Man with a plan: Fitzsimons redevelopment guru bringing DTC drive to Aurora’s Anschutz


AURORA | For the Fitzsimons Redevelopment Authority, the last couple years have been marked by steady growth.

In 2012, they added a 40,000-foot wing to their headquarters, the BioScience Park Center. And in April, they broke ground on the new 112,000 square foot Bioscience 2 building north of the Anschutz Medical Campus.

But a few years from now, observers might look back on those two projects as mere blips in a massive redevelopment project that saw 150 acres in the Fitzsimons Life Science District turned into a bustling bioscience community north of Anschutz. 

To tackle that monumental project, the FRA last week announced the hiring of longtime Denver real estate developer John Shaw to oversee its real estate projects in the district.

Shaw, who oversaw the Denver Tech Center in the 1980s and worked on the redevelopment that saw the Fitzsimons Army Medical Center morph into Anschutz, said he looks forward to what the future holds for the area. 

“It is absolutely staggering the amount of activity that has occurred at Fitzsimons,” he said. “But the wonderful part is that we have 150 acres now to complete that park. And we have the opportunity to really think through how it should be developed.”

The FRA’s land includes much of the land north of East Montview Boulevard, including the old Fitzsimons golf course. The group’s development plans have called for turning that land into a thriving business park where bioscience and other high-tech companies mingle with researchers and other academics from the medical campus across Montview.

Shaw said he wants to look closely at how that land should be developed and whether the plans need to include further student housing options or possibly hotels and other businesses. 

Aurora Mayor Steve Hogan, who sits on the FRA’s board of directors, said Shaw is a great fit for the FRA because he has the experience with massive developments, big companies and the public sector. 

“I think that helps in terms of deciding and recommending on what the FRA maybe should and shouldn’t do,” he said. One of the biggest questions will be how to use all the space available, Hogan said. 

“What we have learned south of Montview is that you don’t need 160 acres to develop a first-class bioscience campus. You may need only 50 or 60 acres, so what do you do with the rest of it?” he said. 

FRA executive director Steve VanNurden said he wants the land north of Montview to be as busy as the Anschutz campus to the south.
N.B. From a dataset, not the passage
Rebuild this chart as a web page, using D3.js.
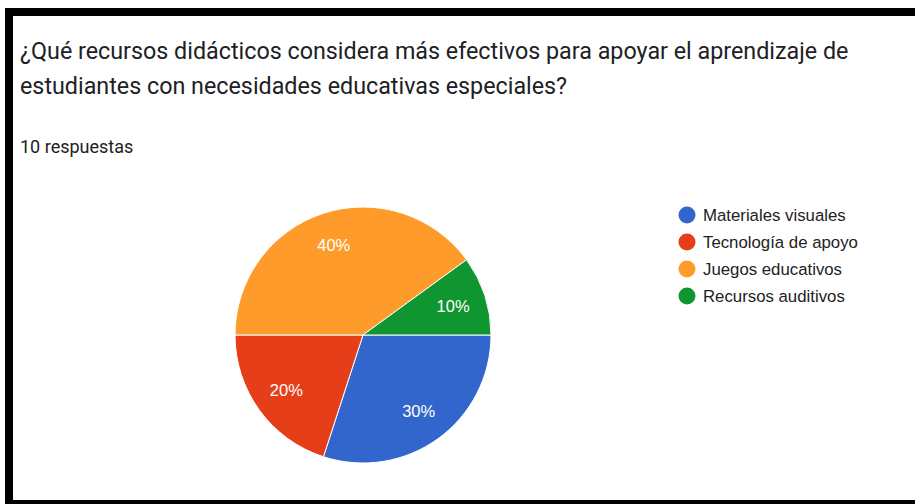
<!DOCTYPE html>
<html>
<head>
<meta charset="utf-8">
<script src="https://cdn.jsdelivr.net/npm/d3@7"></script>
<style>
  body { margin: 0; background: #fff; }
</style>
</head>
<body>
<div id="chart"></div>
<script>
const titleLines = [
    "¿Qué recursos didácticos considera más efectivos para apoyar el aprendizaje de",
    "estudiantes con necesidades educativas especiales?"
]
const subtitle = "10 respuestas"
const categories = ["Materiales visuales", "Tecnología de apoyo", "Juegos educativos", "Recursos auditivos"]
const values = [30, 20, 40, 10]
const colors = ["#3366cc", "#e53e19", "#ff9b2b", "#109630"]

const width = 915, height = 504

const svg = d3.select("#chart").append("svg")
    .attr("width", width)
    .attr("height", height)

// black frame of the screenshot
svg.append("rect").attr("x", 5).attr("y", 8).attr("width", width - 5).attr("height", 8).attr("fill", "#000")
svg.append("rect").attr("x", 5).attr("y", 8).attr("width", 8).attr("height", height - 8).attr("fill", "#000")
svg.append("rect").attr("x", 5).attr("y", 500).attr("width", width - 5).attr("height", 4).attr("fill", "#000")

svg.selectAll("text.title")
    .data(titleLines)
    .join("text")
        .attr("class", "title")
        .attr("x", 20)
        .attr("y", (d, i) => 59 + i * 35)
        .attr("font-family", "Roboto, Arial, sans-serif")
        .attr("font-size", 23.3)
        .attr("fill", "#202124")
        .text(d => d)

svg.append("text")
    .attr("x", 20)
    .attr("y", 153)
    .attr("font-family", "Roboto, Arial, sans-serif")
    .attr("font-size", 18)
    .attr("fill", "#202124")
    .text(subtitle)

const data = categories.map((c, i) => ({name: c, value: values[i], color: colors[i]}))
const total = d3.sum(values)

const cx = 363, cy = 335, radius = 128

const pie = d3.pie()
    .value(d => d.value)
    .sort(null)
    .startAngle(Math.PI / 2)
    .endAngle(Math.PI / 2 + 2 * Math.PI)

const arc = d3.arc().innerRadius(0).outerRadius(radius)
const labelArc = d3.arc().innerRadius(radius * 0.74).outerRadius(radius * 0.74)

const g = svg.append("g").attr("transform", `translate(${cx},${cy})`)

const arcs = pie(data)

g.selectAll("path")
    .data(arcs)
    .join("path")
        .attr("d", arc)
        .attr("fill", d => d.data.color)
        .attr("stroke", "#fff")
        .attr("stroke-width", 1)

g.selectAll("text")
    .data(arcs)
    .join("text")
        .attr("transform", d => `translate(${labelArc.centroid(d)})`)
        .attr("text-anchor", "middle")
        .attr("dy", "0.35em")
        .attr("font-family", "Arial, 'Liberation Sans', sans-serif")
        .attr("font-size", 16.5)
        .attr("fill", "#fff")
        .text(d => Math.round(d.data.value / total * 100) + "%")

// legend
const legend = svg.append("g").attr("transform", "translate(687,215)")
const rows = legend.selectAll("g")
    .data(data)
    .join("g")
        .attr("transform", (d, i) => `translate(0,${i * 27})`)

rows.append("circle")
    .attr("r", 8.5)
    .attr("fill", d => d.color)

rows.append("text")
    .attr("x", 16)
    .attr("dy", "0.35em")
    .attr("font-family", "Arial, 'Liberation Sans', sans-serif")
    .attr("font-size", 16.8)
    .attr("fill", "#222")
    .text(d => d.name)
</script>
</body>
</html>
To do that, the organization needs someone who knows the ins and outs of real estate development, he said. 

“We needed that real estate expertise to continue to develop that north side of the campus like we have the south side,” he said. 

Shaw’s experience at Fitzsimons, which includes work on Children’s Hospital Colorado and the University Physicians Inc. properties, as well as his time on the FRA board, means he knows the area well, VanNurden said. 

Another important issue facing the campus will be transportation, he said. 

Today, about 20,000 people visit the campus every weekday. VanNurden said that once the FRA’s build out is complete, the square mile between Colfax and Fitzsimons Parkway to the north and Peoria Street east to Potomac Street will see as many as 40,000 people a day. The sheer number of people visiting that patch of land will mean making sure there are plenty of transportation options, he said. 

Shaw agreed and said the planned light rail stops on the campus and improvements on nearby Peoria Street and Interstate 225 are crucial, but so will be developing a system to move people around the campus once they are already there. 

“It’s absolutely vital to the success of the overall park that we get the transportation system to work effectively,” he said.